We've got troubles! Too bad. We were warned about some of the greatest problems of this half-century. And mathematics played a major role in those warnings! But we ignored those warnings! As a veteran of World War II ("The Big War", as Archy calls it), I place the principal blame upon my generation, since we were there at the start of this ongoing fiasco.But I also place blame upon The Media for not "hanging out a storm cloud" about the warnings and not reporting the successes. If The Media had told The Public about the role played by mathematics in crises of this half-century then we might now not be in an epidemic of mathematical illiteracy! And Lester Thurow, MIT economist, would not have to say, "Americans are not used to a world in which ordinary production workers need mathematical skills".
Here's a list of our fiascos (and a few but unreported, or poorly reported, successes).
- In 1946 Russian-American mathematical economist (and 1973 Economics Nobelist), Wassily Leontief, used his "input-output" analysis to warn us about the importance of long-term planning and national budgeting to avoid budget deficits. A warning ignored (and, in one instance, laughed at by industrialists), with consequences we now observe.
- In 1948, the great American mathematician, Norbert Wiener (x-y), published a classic, Cybernetics. and warned us that computers and robots would lead to the "downsizing" which took away the jobs of millions in the '90s. Wiener tried to warn labor unions, chambers of commerce, politicians, reporters, etc., but was laughed at. Again, math warned and we blew it.
- From April, 1948, to September, 1949, the Soviet Union maintained a Berlin Blockade. Food, fuel, and other supplies had to be flown to Berliners from outside the Soviet zone, a massive airlift carried out by limited number of planes. The effectiveness of this effort was due to good planning, aide by a mathematical tool, linear programming, using the simplex algorithm of George Dantzig to obtain solutions. (Ironically, a Soviet mathematician, Kantorevitch, had obtained this result earlier, but his work was ignored until after Dantzig's success.)
- On April 11, 1951, President Truman removed General Douglas MacArthur from command of U. S. forces in Korea. (MacArthur wanted to pursue the conflict into China and bypassed the President by writing a letter to the Speaker of the House of Representatives, pleading for support in this adventure..) President Truman's decision was influenced by a Leontief input-output analysis of the American economy, showing that America would need two years to provide the support our troops would need against an enemy which might be fighting on its own soil and able to live off the land wherever engaged!
- In 1957, General Matthew Ridway, who succeeded MacArthur in Korea, warned President Eisenhower against "meddling" in Vietnam. Later, to Presidents Kennedy and Johnson, Ridgway repeated warnings about "another Korea" -- long before the millions of peace-demonstrators. But General Ridgway was ignored. This Bastard War still polarizes our nation. Ridgway warned us against bastard wars, but we blew it!

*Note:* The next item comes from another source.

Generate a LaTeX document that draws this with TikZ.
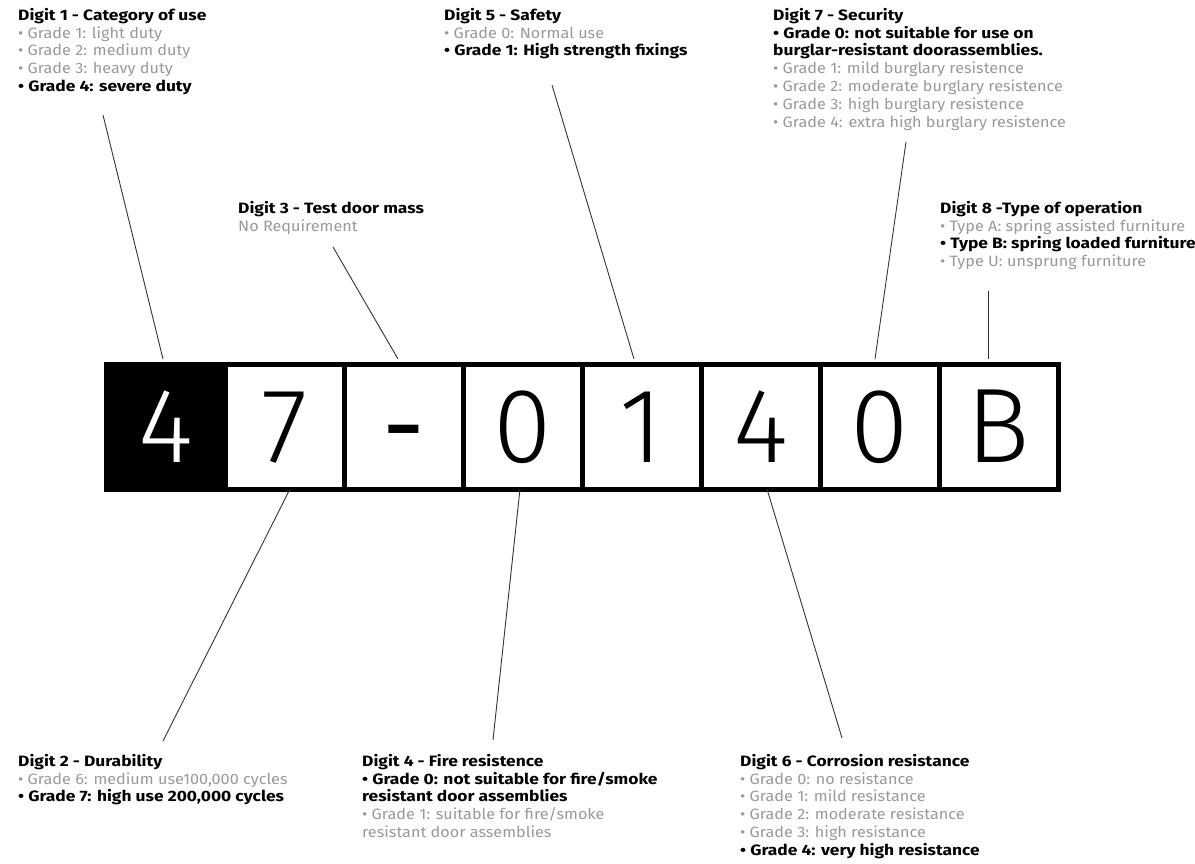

Ignorance of a cardinal rule of probability theory -- don't "bet" on probability but EXPECTATION: PROBABILITY TIMES EVENT'S VALUE -- played a crucial role in Adminstrative strategy for this bastard war and confused "post-mortems" about it.
- In 1957, The Rockefeller Brothers' Report warned us that America's increasing consumption would make us increasingly dependent upon imports, especially for oil and strategic materials and require changes in our forelign policy. The Trade Deficit of the past ten years, increasing the National Debt and the budget deficit, along with arguments about our "foreign entanglements", show the consequences of ignoring the warnings of this report.
- In 1964, the Surgeon General of the United States issued a report linking smoking of tobacco with lung cancer, coronary artery disease, and other ailments. Prior to this action, there had begun the most impressive accumulation of statistics ever amassed on any subject. But it took more than 20 years for The Media and the general public to take warning from these statistics.